*** SOURCE MATERIAL

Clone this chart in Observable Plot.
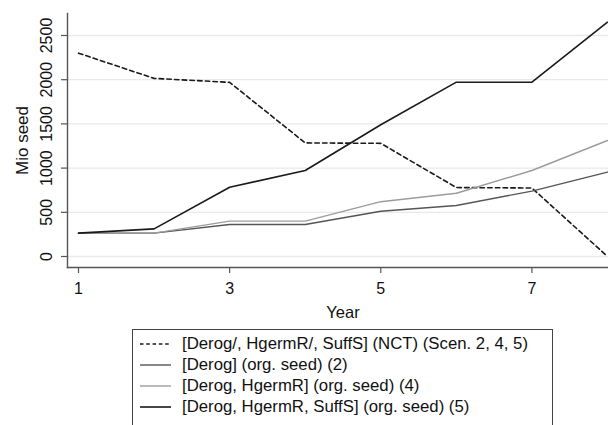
<!DOCTYPE html>
<html>
<head>
<meta charset="utf-8">
<script src="https://cdn.jsdelivr.net/npm/d3@7"></script>
<script src="https://cdn.jsdelivr.net/npm/@observablehq/plot@0.6"></script>
<style>
  html, body { margin: 0; padding: 0; background: #fff; overflow: hidden; width: 608px; height: 425px; }
  #wrap { position: relative; width: 608px; height: 425px; font-family: "Liberation Sans", Arial, sans-serif; }
  #chart svg { display: block; }
  #legend {
    position: absolute; left: 132px; top: 329px; width: 421px; height: 120px;
    border: 1px solid #444; box-sizing: border-box; padding: 3px 0 0 7px;
  }
  .row { height: 21px; display: flex; align-items: center; font-size: 16.75px; color: #111; white-space: nowrap; }
  .row svg { width: 31px; height: 10px; margin-right: 11px; flex: none; }
</style>
</head>
<body>
<div id="wrap">
  <div id="chart"></div>
  <div id="legend"></div>
</div>
<script>
const years = [1, 2, 3, 4, 5, 6, 7, 8];
const nct = [2300, 2015, 1970, 1285, 1280, 780, 775, 0];
const derog = [264, 264, 362, 362, 512, 577, 740, 955];
const derogHgerm = [264, 264, 400, 400, 620, 716, 973, 1312];
const derogHgermSuff = [264, 313, 784, 973, 1490, 1972, 1972, 2650];
const seriesLabels = [
  "[Derog/, HgermR/, SuffS] (NCT) (Scen. 2, 4, 5)",
  "[Derog] (org. seed) (2)",
  "[Derog, HgermR] (org. seed) (4)",
  "[Derog, HgermR, SuffS] (org. seed) (5)"
];
const yTicks = [0, 500, 1000, 1500, 2000, 2500];
const xTicks = [1, 3, 5, 7];
const xLabel = "Year";
const yLabel = "Mio seed";

const seriesValues = [nct, derog, derogHgerm, derogHgermSuff];
const styles = [
  {stroke: "#1a1a1a", strokeWidth: 1.6, dash: "4.5,3.2"},
  {stroke: "#555555", strokeWidth: 1.4, dash: null},
  {stroke: "#9c9c9c", strokeWidth: 1.4, dash: null},
  {stroke: "#1a1a1a", strokeWidth: 1.6, dash: null}
];

const rows = [];
seriesValues.forEach((vals, s) => {
  vals.forEach((v, i) => rows.push({series: seriesLabels[s], year: years[i], value: v}));
});

const lineMarks = seriesLabels.map((lab, s) =>
  Plot.line(rows.filter(d => d.series === lab), {
    x: "year", y: "value",
    stroke: styles[s].stroke, strokeWidth: styles[s].strokeWidth,
    strokeDasharray: styles[s].dash || undefined
  })
);

const chart = Plot.plot({
  width: 608, height: 325,
  marginLeft: 67, marginRight: 0, marginTop: 13, marginBottom: 58,
  x: {domain: [1, 8], range: [78, 607]},
  y: {domain: [0, 2500], range: [256, 35]},
  style: {fontFamily: "'Liberation Sans', Arial, sans-serif", fontSize: "16px", color: "#111", background: "white", overflow: "visible"},
  marks: [
    Plot.gridY(yTicks, {stroke: "#e9e9e9", strokeOpacity: 1, strokeWidth: 1.3}),
    Plot.axisY(yTicks, {tickSize: 6, tickFormat: () => "", label: null, stroke: "#555", strokeWidth: 1.2}),
    Plot.text(yTicks, {y: d => d, text: d => String(d), frameAnchor: "left", dx: -16, rotate: -90, lineAnchor: "bottom", textAnchor: "middle", fontSize: 16, fill: "#111"}),
    Plot.axisX(xTicks, {tickSize: 6, tickPadding: 9, label: null, stroke: "#555", strokeWidth: 1.2, fontSize: 16, fill: "#111"}),
    Plot.frame({anchor: "left", stroke: "#555", strokeWidth: 1.4}),
    Plot.frame({anchor: "bottom", stroke: "#555", strokeWidth: 1.4}),
    Plot.text([xLabel], {text: d => d, frameAnchor: "bottom", dx: 5, dy: 45, lineAnchor: "middle", fontSize: 16.5, fill: "#111"}),
    Plot.text([yLabel], {text: d => d, frameAnchor: "left", dx: -40, rotate: -90, lineAnchor: "bottom", textAnchor: "middle", fontSize: 17, fill: "#111"}),
    ...lineMarks
  ]
});
document.getElementById("chart").appendChild(chart);

const legend = document.getElementById("legend");
seriesLabels.forEach((lab, s) => {
  const row = document.createElement("div");
  row.className = "row";
  const st = styles[s];
  row.innerHTML = `<svg viewBox="0 0 31 10"><line x1="0" y1="5" x2="31" y2="5" stroke="${st.stroke}" stroke-width="${st.strokeWidth}" ${st.dash ? `stroke-dasharray="3.5,2.8"` : ""}/></svg><span></span>`;
  row.querySelector("span").textContent = lab;
  legend.appendChild(row);
});
</script>
</body>
</html>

******

From the data above, show each line that contains "chart".

• **RESULT OF THIS EXERCISE**
Clone this chart in Observable Plot.
  #chart svg { display: block; }
  <div id="chart"></div>
const chart = Plot.plot({
document.getElementById("chart").appendChild(chart);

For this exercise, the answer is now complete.